## TASK PROMPT
Take the material below and retype it in full; pictures are left out.

## COLLECTED MATERIAL
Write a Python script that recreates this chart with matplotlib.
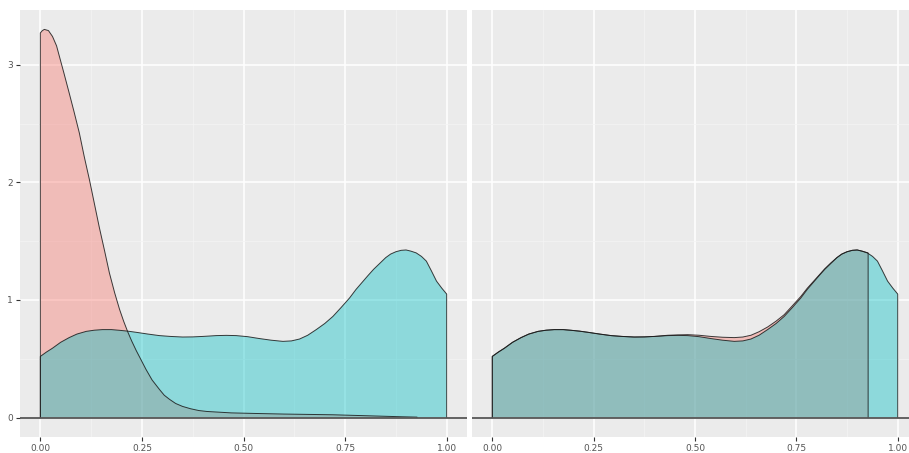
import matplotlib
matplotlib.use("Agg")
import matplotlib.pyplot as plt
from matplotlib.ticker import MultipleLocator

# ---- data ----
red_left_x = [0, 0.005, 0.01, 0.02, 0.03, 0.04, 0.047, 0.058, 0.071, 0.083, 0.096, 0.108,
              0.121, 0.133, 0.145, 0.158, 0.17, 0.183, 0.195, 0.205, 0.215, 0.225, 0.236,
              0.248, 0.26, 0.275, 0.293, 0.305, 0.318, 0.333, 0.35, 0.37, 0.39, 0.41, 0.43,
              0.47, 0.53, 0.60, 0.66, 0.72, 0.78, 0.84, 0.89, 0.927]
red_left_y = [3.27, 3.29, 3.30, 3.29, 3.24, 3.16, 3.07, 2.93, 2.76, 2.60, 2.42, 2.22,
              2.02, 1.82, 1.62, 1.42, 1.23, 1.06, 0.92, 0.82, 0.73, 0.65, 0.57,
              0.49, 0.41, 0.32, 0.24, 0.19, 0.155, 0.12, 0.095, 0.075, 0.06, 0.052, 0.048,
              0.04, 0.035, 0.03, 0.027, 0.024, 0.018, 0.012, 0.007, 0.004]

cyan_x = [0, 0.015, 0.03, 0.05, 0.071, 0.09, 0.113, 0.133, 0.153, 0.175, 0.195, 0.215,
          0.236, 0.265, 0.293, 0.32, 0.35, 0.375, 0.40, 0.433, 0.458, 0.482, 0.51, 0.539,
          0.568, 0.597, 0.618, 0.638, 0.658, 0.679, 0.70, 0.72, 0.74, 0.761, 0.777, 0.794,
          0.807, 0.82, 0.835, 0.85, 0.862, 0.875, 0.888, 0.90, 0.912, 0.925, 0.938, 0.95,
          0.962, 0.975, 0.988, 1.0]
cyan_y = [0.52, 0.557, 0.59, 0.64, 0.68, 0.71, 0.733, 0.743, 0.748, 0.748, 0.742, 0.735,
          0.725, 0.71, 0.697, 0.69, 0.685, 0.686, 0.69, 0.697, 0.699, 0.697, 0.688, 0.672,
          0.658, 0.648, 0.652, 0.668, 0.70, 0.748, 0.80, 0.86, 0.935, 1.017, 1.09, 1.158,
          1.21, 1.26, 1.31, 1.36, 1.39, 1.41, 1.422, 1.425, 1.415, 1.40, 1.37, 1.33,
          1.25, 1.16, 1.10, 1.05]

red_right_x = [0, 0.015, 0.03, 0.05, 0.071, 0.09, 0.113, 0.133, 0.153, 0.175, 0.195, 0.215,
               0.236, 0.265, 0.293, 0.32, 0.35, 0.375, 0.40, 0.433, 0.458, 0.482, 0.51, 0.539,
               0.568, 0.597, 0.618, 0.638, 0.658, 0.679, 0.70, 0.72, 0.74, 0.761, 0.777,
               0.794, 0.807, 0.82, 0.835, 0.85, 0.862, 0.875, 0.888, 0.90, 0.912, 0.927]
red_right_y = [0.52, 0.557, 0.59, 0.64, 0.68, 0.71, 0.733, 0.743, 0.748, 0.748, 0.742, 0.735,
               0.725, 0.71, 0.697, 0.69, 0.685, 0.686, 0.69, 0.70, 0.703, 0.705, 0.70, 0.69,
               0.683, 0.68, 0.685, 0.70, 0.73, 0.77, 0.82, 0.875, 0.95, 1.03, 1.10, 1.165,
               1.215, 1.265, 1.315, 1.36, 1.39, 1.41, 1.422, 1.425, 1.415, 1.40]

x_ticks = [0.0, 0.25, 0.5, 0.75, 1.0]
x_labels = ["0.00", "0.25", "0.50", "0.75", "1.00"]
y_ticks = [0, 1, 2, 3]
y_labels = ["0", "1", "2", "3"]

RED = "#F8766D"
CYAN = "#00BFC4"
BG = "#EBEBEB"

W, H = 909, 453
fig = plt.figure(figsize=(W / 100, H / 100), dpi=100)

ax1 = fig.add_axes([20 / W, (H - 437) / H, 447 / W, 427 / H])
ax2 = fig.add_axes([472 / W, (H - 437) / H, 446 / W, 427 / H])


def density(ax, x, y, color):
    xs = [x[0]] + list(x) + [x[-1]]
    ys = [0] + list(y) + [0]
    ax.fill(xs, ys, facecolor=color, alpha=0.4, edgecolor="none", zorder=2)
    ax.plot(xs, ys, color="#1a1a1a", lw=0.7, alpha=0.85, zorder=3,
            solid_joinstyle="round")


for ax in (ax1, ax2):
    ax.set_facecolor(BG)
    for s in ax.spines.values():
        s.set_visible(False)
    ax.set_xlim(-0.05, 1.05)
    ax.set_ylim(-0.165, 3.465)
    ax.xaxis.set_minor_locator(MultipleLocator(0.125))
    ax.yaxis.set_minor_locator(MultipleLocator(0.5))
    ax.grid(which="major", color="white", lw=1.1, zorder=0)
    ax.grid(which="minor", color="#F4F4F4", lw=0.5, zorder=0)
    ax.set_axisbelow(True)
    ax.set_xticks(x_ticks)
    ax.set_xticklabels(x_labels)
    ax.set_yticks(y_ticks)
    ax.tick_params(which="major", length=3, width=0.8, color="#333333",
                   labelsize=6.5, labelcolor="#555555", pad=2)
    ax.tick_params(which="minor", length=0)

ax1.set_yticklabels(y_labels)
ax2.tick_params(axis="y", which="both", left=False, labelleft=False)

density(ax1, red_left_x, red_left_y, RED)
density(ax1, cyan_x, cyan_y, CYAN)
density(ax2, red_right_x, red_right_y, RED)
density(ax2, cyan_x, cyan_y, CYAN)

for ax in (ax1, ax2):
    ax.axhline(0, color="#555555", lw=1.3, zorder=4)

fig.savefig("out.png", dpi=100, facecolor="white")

## TASK SOLUTION
Write a Python script that recreates this chart with matplotlib.
import matplotlib
matplotlib.use("Agg")
import matplotlib.pyplot as plt
from matplotlib.ticker import MultipleLocator

# ---- data ----
red_left_x = [0, 0.005, 0.01, 0.02, 0.03, 0.04, 0.047, 0.058, 0.071, 0.083, 0.096, 0.108,
              0.121, 0.133, 0.145, 0.158, 0.17, 0.183, 0.195, 0.205, 0.215, 0.225, 0.236,
              0.248, 0.26, 0.275, 0.293, 0.305, 0.318, 0.333, 0.35, 0.37, 0.39, 0.41, 0.43,
              0.47, 0.53, 0.60, 0.66, 0.72, 0.78, 0.84, 0.89, 0.927]
red_left_y = [3.27, 3.29, 3.30, 3.29, 3.24, 3.16, 3.07, 2.93, 2.76, 2.60, 2.42, 2.22,
              2.02, 1.82, 1.62, 1.42, 1.23, 1.06, 0.92, 0.82, 0.73, 0.65, 0.57,
              0.49, 0.41, 0.32, 0.24, 0.19, 0.155, 0.12, 0.095, 0.075, 0.06, 0.052, 0.048,
              0.04, 0.035, 0.03, 0.027, 0.024, 0.018, 0.012, 0.007, 0.004]

cyan_x = [0, 0.015, 0.03, 0.05, 0.071, 0.09, 0.113, 0.133, 0.153, 0.175, 0.195, 0.215,
          0.236, 0.265, 0.293, 0.32, 0.35, 0.375, 0.40, 0.433, 0.458, 0.482, 0.51, 0.539,
          0.568, 0.597, 0.618, 0.638, 0.658, 0.679, 0.70, 0.72, 0.74, 0.761, 0.777, 0.794,
          0.807, 0.82, 0.835, 0.85, 0.862, 0.875, 0.888, 0.90, 0.912, 0.925, 0.938, 0.95,
          0.962, 0.975, 0.988, 1.0]
cyan_y = [0.52, 0.557, 0.59, 0.64, 0.68, 0.71, 0.733, 0.743, 0.748, 0.748, 0.742, 0.735,
          0.725, 0.71, 0.697, 0.69, 0.685, 0.686, 0.69, 0.697, 0.699, 0.697, 0.688, 0.672,
          0.658, 0.648, 0.652, 0.668, 0.70, 0.748, 0.80, 0.86, 0.935, 1.017, 1.09, 1.158,
          1.21, 1.26, 1.31, 1.36, 1.39, 1.41, 1.422, 1.425, 1.415, 1.40, 1.37, 1.33,
          1.25, 1.16, 1.10, 1.05]

red_right_x = [0, 0.015, 0.03, 0.05, 0.071, 0.09, 0.113, 0.133, 0.153, 0.175, 0.195, 0.215,
               0.236, 0.265, 0.293, 0.32, 0.35, 0.375, 0.40, 0.433, 0.458, 0.482, 0.51, 0.539,
               0.568, 0.597, 0.618, 0.638, 0.658, 0.679, 0.70, 0.72, 0.74, 0.761, 0.777,
               0.794, 0.807, 0.82, 0.835, 0.85, 0.862, 0.875, 0.888, 0.90, 0.912, 0.927]
red_right_y = [0.52, 0.557, 0.59, 0.64, 0.68, 0.71, 0.733, 0.743, 0.748, 0.748, 0.742, 0.735,
               0.725, 0.71, 0.697, 0.69, 0.685, 0.686, 0.69, 0.70, 0.703, 0.705, 0.70, 0.69,
               0.683, 0.68, 0.685, 0.70, 0.73, 0.77, 0.82, 0.875, 0.95, 1.03, 1.10, 1.165,
               1.215, 1.265, 1.315, 1.36, 1.39, 1.41, 1.422, 1.425, 1.415, 1.40]

x_ticks = [0.0, 0.25, 0.5, 0.75, 1.0]
x_labels = ["0.00", "0.25", "0.50", "0.75", "1.00"]
y_ticks = [0, 1, 2, 3]
y_labels = ["0", "1", "2", "3"]

RED = "#F8766D"
CYAN = "#00BFC4"
BG = "#EBEBEB"

W, H = 909, 453
fig = plt.figure(figsize=(W / 100, H / 100), dpi=100)

ax1 = fig.add_axes([20 / W, (H - 437) / H, 447 / W, 427 / H])
ax2 = fig.add_axes([472 / W, (H - 437) / H, 446 / W, 427 / H])


def density(ax, x, y, color):
    xs = [x[0]] + list(x) + [x[-1]]
    ys = [0] + list(y) + [0]
    ax.fill(xs, ys, facecolor=color, alpha=0.4, edgecolor="none", zorder=2)
    ax.plot(xs, ys, color="#1a1a1a", lw=0.7, alpha=0.85, zorder=3,
            solid_joinstyle="round")


for ax in (ax1, ax2):
    ax.set_facecolor(BG)
    for s in ax.spines.values():
        s.set_visible(False)
    ax.set_xlim(-0.05, 1.05)
    ax.set_ylim(-0.165, 3.465)
    ax.xaxis.set_minor_locator(MultipleLocator(0.125))
    ax.yaxis.set_minor_locator(MultipleLocator(0.5))
    ax.grid(which="major", color="white", lw=1.1, zorder=0)
    ax.grid(which="minor", color="#F4F4F4", lw=0.5, zorder=0)
    ax.set_axisbelow(True)
    ax.set_xticks(x_ticks)
    ax.set_xticklabels(x_labels)
    ax.set_yticks(y_ticks)
    ax.tick_params(which="major", length=3, width=0.8, color="#333333",
                   labelsize=6.5, labelcolor="#555555", pad=2)
    ax.tick_params(which="minor", length=0)

ax1.set_yticklabels(y_labels)
ax2.tick_params(axis="y", which="both", left=False, labelleft=False)

density(ax1, red_left_x, red_left_y, RED)
density(ax1, cyan_x, cyan_y, CYAN)
density(ax2, red_right_x, red_right_y, RED)
density(ax2, cyan_x, cyan_y, CYAN)

for ax in (ax1, ax2):
    ax.axhline(0, color="#555555", lw=1.3, zorder=4)

fig.savefig("out.png", dpi=100, facecolor="white")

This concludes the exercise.